## Source material
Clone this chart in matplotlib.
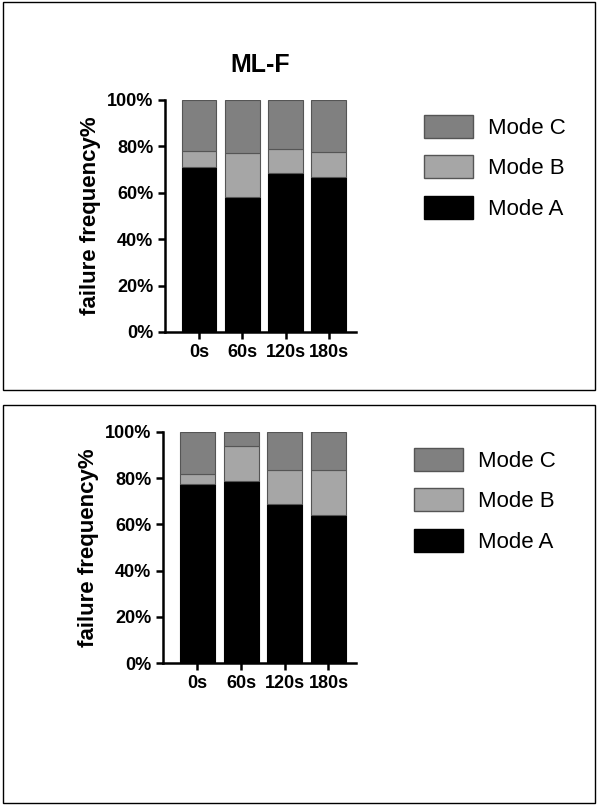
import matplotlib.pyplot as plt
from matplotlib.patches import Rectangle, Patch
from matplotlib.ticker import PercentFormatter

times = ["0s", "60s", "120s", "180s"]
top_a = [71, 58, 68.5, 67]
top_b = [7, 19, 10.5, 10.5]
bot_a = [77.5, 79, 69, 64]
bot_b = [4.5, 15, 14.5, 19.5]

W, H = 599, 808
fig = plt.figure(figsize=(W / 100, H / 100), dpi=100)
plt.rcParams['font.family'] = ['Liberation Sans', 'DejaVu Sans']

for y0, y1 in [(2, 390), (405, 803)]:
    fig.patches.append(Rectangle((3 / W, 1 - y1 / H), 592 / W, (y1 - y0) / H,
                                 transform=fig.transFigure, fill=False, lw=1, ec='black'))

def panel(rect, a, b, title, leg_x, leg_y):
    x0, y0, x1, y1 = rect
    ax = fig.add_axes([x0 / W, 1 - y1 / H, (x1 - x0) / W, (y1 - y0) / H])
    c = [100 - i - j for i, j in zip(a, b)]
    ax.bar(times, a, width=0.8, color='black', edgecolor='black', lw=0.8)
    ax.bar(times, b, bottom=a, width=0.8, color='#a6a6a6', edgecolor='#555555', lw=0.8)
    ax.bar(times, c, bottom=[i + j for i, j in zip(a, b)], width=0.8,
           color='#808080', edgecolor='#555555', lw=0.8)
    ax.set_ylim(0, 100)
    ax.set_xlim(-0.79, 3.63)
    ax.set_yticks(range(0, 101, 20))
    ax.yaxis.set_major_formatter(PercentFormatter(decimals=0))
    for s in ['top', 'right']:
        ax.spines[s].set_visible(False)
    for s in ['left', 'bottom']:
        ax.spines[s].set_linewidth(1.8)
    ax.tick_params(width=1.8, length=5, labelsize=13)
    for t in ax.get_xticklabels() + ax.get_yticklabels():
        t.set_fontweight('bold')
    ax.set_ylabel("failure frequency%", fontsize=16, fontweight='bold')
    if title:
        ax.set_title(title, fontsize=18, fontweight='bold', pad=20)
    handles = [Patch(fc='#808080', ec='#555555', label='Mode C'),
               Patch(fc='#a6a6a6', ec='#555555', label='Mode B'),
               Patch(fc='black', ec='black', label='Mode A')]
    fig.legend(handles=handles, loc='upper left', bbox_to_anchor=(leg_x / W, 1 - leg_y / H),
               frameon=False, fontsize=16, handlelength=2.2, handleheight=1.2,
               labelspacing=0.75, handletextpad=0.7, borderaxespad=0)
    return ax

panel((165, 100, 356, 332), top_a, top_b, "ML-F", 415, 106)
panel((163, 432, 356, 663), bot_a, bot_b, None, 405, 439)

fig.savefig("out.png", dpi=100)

## Instruction
Skip the pictures and restate exactly the lines from the beginning of the listing to the line with "transform=fig.transFigure, fill=False, lw=1, ec='black'))", that line included.

## Right answer
Clone this chart in matplotlib.
import matplotlib.pyplot as plt
from matplotlib.patches import Rectangle, Patch
from matplotlib.ticker import PercentFormatter

times = ["0s", "60s", "120s", "180s"]
top_a = [71, 58, 68.5, 67]
top_b = [7, 19, 10.5, 10.5]
bot_a = [77.5, 79, 69, 64]
bot_b = [4.5, 15, 14.5, 19.5]

W, H = 599, 808
fig = plt.figure(figsize=(W / 100, H / 100), dpi=100)
plt.rcParams['font.family'] = ['Liberation Sans', 'DejaVu Sans']

for y0, y1 in [(2, 390), (405, 803)]:
    fig.patches.append(Rectangle((3 / W, 1 - y1 / H), 592 / W, (y1 - y0) / H,
                                 transform=fig.transFigure, fill=False, lw=1, ec='black'))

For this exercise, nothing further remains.